Dans les régimes démocratiques, le droit de manifester ne va pas de soi. Souvent considéré comme une menace directe à un pouvoir qui tire sa légitimité des urnes, son inclusion parmi les droits fondamentaux du citoyen doit beaucoup à la pacification des mœurs politiques. Aujourd'hui, en France, on connaît une situation simple, et stable : quelques jours avant la date prévue, le parcours d'une manifestation se dépose auprès de l'autorité compétente, la Préfecture de police à Paris, et se négocie si besoin est. L'accord une fois trouvé, le droit de manifester, considéré comme une composante de la liberté d'expression, est acquis, et protégé : ce qui devient alors un délit, c'est l'entrave à l'exercice de ce droit. Mais l'autorité se trouve prise entre deux exigences contradictoires, devant protéger et les libertés et la sécurité publiques. Comme le montre Olivier Fillieule dans Stratégies de la rue, l'autorisation de manifester sera d'autant plus volontiers accordée que le demandeur est bien connu de la police, et entretient des relations cordiales avec les agents des renseignements généraux : on entre alors, pour reprendre l'expression de Pierre Favre, dans le cadre d'une manifestation routinière, dont les forces de l'ordre surveilleront, jusqu'à sa dispersion, le bon déroulement. Que l'ordre règne avec le moins d'interventions possible reste l'objectif des autorités, et celui-ci ne sera pas seulement mis en danger par la présence de groupes partisans de l'action violente, mais aussi par des manifestants débutants, pacifiques mais inexpérimentés et incapables, par exemple, d'assurer leur propre service d'ordre.

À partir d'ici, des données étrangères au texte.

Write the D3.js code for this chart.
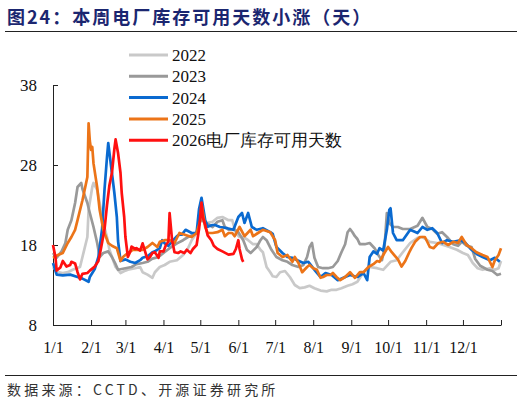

Au Québec, on avait déjà remarqué d'étranges modes de revendication, avec ces motards qui défilaient en prenant bien soin de ne gêner personne, ce qui n'est pas la meilleure façon d'imposer son point de vue. Et si les manifestations fréquentes, voire quotidiennes, sont d'usage lorsque la contestation vise un objet précis, abandon d'une mesure gouvernementale ou départ du dictateur, choisir de défiler la nuit, même si la pratique n'est pas inédite, surprend un peu. Agir ainsi, c'est chercher les ennuis et, avec ce que l'on voit du comportement des forces de l'ordre, on peut les trouver sans la moindre difficulté. D'un côté comme de l'autre, on a le sentiment d'un amateurisme qui s'explique peut-être par la rareté, sur le sol canadien, des conflits de ce type : et l'incapacité des autorités à agir autrement qu'à contretemps, incapacité bien résumée par ailleurs, renforce ce sentiment. Le défi maintenant posé par la loi d'exception concerne tous les citoyens ; d'eux dépend le fait que ce printemps cesse d'être seulement celui des universités.

En prenant bien garde à ne pas créer de liens artificiels entre des mouvements qui n'ont d'autre point commun que d'avoir lieu au même moment, on peut quand même voir, au Québec, en Russie où les opposants, dans une réminiscence des grands moments de la contestation intellectuelle que l'on a connu, par exemple, à Prague, font appel à une créativité que l'on sait inépuisable, mais aussi au Sénégal, soit dans des pays où des citoyens sans attache politique particulière défient un pouvoir plus ou moins régulièrement élu, une similitude. Le fondement de la révolte, c'est la lutte contre la corruption des élites politiques, un terme qu'il faut entendre dans son acception la plus large, comme une situation dans laquelle des individus ou des institutions profitent de leur position de pouvoir pour imposer, au profit de quelques-uns, une répartition clandestine de biens et de positions sociales. En Europe, ce mouvement a débuté voilà vingt ans, avec Mani pulite ; et peut-être, avec le gouvernement de Mario Monti et les pressions de tous ordres, et de la réalité d'abord, qui s'exercent contre le clientélisme et la corruption, connaît-il en ce moment une avancée décisive. Le parcours d'une contestation pacifique des avantages illégaux, en d'autres termes, est singulièrement long, demande de la ténacité, de l'obstination et, en particulier lorsqu'elle a comme ennemi le crime organisé, du courage : mais celle-ci a comme résultat la construction commune d'un système social plus efficace, et plus juste. Bien peu le savent, mais les protestataires qui se fixent de tels objectifs sont d'authentiques libéraux.